An exotic currency is typically issued by a smaller or less developed economy. It is traded less frequently in global markets than major currencies such as the USD, EUR, or JPY. Examples include:
- USD/TRY – U.S. Dollar vs Turkish Lira
- USD/ZAR – U.S. Dollar vs South African Rand
- USD/THB – U.S. Dollar vs Thai Baht
- EUR/SEK – Euro vs Swedish Krona
These pairs are called “exotic pairs” because they are less liquid, meaning there are fewer buyers and sellers in the market. As a result, they often come with wider spreads and greater price swings.
Characteristics of Exotic Currencies
Before trading or investing in exotic currencies, it’s essential to understand what sets them apart:
1. Low Liquidity
Exotic currencies have lower trading volumes. This makes it harder to enter or exit trades at desired prices, especially during off-peak hours.
2. High Volatility
They can experience large price movements due to political instability, economic changes, or limited market participation. For traders, this can mean high profit potential — or high losses.
3. Wider Spreads
Because these currencies are traded less frequently, brokers often charge higher transaction costs (spreads). This increases the cost of trading.
4. Economic Dependence
Many exotic currencies rely heavily on exports, commodities, or tourism. Any global disruption affecting these sectors can quickly impact the currency’s value.

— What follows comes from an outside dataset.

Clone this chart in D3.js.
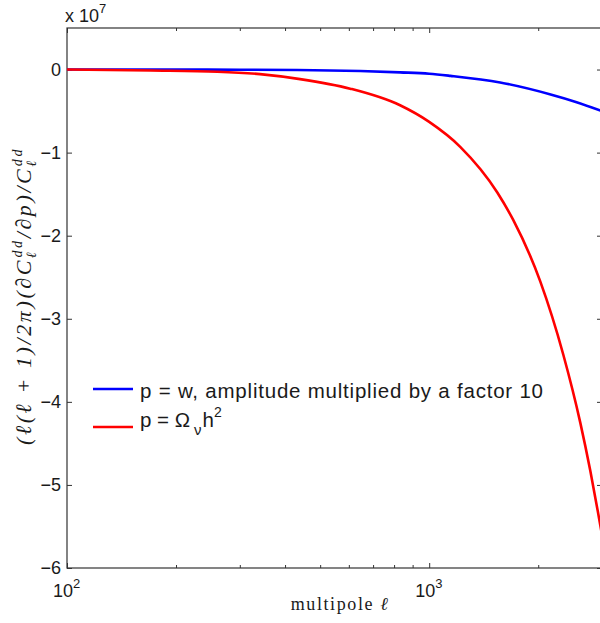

Examples of Exotic Currencies and Their Regions
To give context, here are a few commonly recognized exotic currencies grouped by region:
Asia
- Thai Baht (THB)
- Malaysian Ringgit (MYR)
- Indonesian Rupiah (IDR)
- Philippine Peso (PHP)
Africa
- South African Rand (ZAR)
- Egyptian Pound (EGP)
- Kenyan Shilling (KES)
- Nigerian Naira (NGN)
Middle East and Eastern Europe
- Turkish Lira (TRY)
- Saudi Riyal (SAR)
- Hungarian Forint (HUF)
- Polish Zloty (PLN)
These currencies often represent economies that are growing but still developing, making them appealing for investors seeking diversification and potential high returns.
Why Traders Choose Exotic Currencies
Despite their risks, exotic currencies hold a certain appeal for adventurous traders. Here’s why:
1. Higher Profit Potential
Because exotic pairs move more dramatically than major pairs, even small investments can yield substantial returns if timed correctly.
2. Portfolio Diversification
Traders and investors often include exotic currencies to spread their risk across different economies and regions.
3. Economic Trends and Arbitrage Opportunities
Sharp changes in inflation, interest rates, or government policies in emerging markets can create short-term trading opportunities.
The Risks of Trading Exotic Currencies
While the rewards may seem tempting, the risks are equally significant. Understanding these challenges helps traders make informed decisions.
1. Political and Economic Instability
Emerging markets often experience political uncertainty, inconsistent monetary policies, and limited central bank transparency, all of which can drive sudden price swings.
2. High Transaction Costs
Because liquidity is low, brokers often set wider spreads. A 50-pip spread on a pair like USD/TRY is common, compared to just 1–2 pips for EUR/USD.
3. Limited Market Information
Data transparency can be a problem. Many exotic markets lack timely economic reports, which can make fundamental analysis more challenging.
4. Currency Controls and Restrictions
Some governments impose restrictions on currency exchange or capital flow to stabilize their economies. These controls can limit trading flexibility.
How to Trade Exotic Currencies Wisely
Trading exotic currencies requires a thoughtful strategy and risk management. Here’s how to approach it safely:
1. Start Small
Because volatility can be extreme, new traders should begin with small positions until they understand how the pair behaves.
2. Monitor Economic News
Stay updated with the latest economic and political developments from the country behind the exotic currency. Central bank announcements, elections, or trade data can move markets instantly.
3. Use Stop-Loss Orders
Always protect your capital with stop-loss orders to limit potential losses from unexpected volatility.
4. Choose a Reliable Broker
Work only with regulated brokers that offer fair spreads and strong liquidity even for less-traded pairs.
5. Combine Technical and Fundamental Analysis
Using tools like Moving Averages, RSI, and MACD alongside macroeconomic data can improve entry and exit timing.
The Future of Exotic Currencies
The global economy is evolving, and so is the forex market. As more developing nations open their markets and adopt digital trading infrastructure, exotic currencies are expected to gain more attention. Some, like the Chinese Yuan (CNY) or the Indian Rupee (INR), may transition from being considered exotic to becoming semi-major pairs as global trade participation increases.
However, volatility, political risk, and market transparency will continue to play a big role in determining their long-term appeal.
Final Thoughts
Exotic currencies offer a mix of excitement, risk, and opportunity in the forex world. Experienced traders can provide higher profit margins and portfolio diversity. But for beginners, the unpredictability can be overwhelming without a proper strategy and risk control.
Understanding how exotic currencies behave — and why they differ from major pairs — is the first step to navigating them wisely. Approach with patience, stay informed, and always trade with a plan.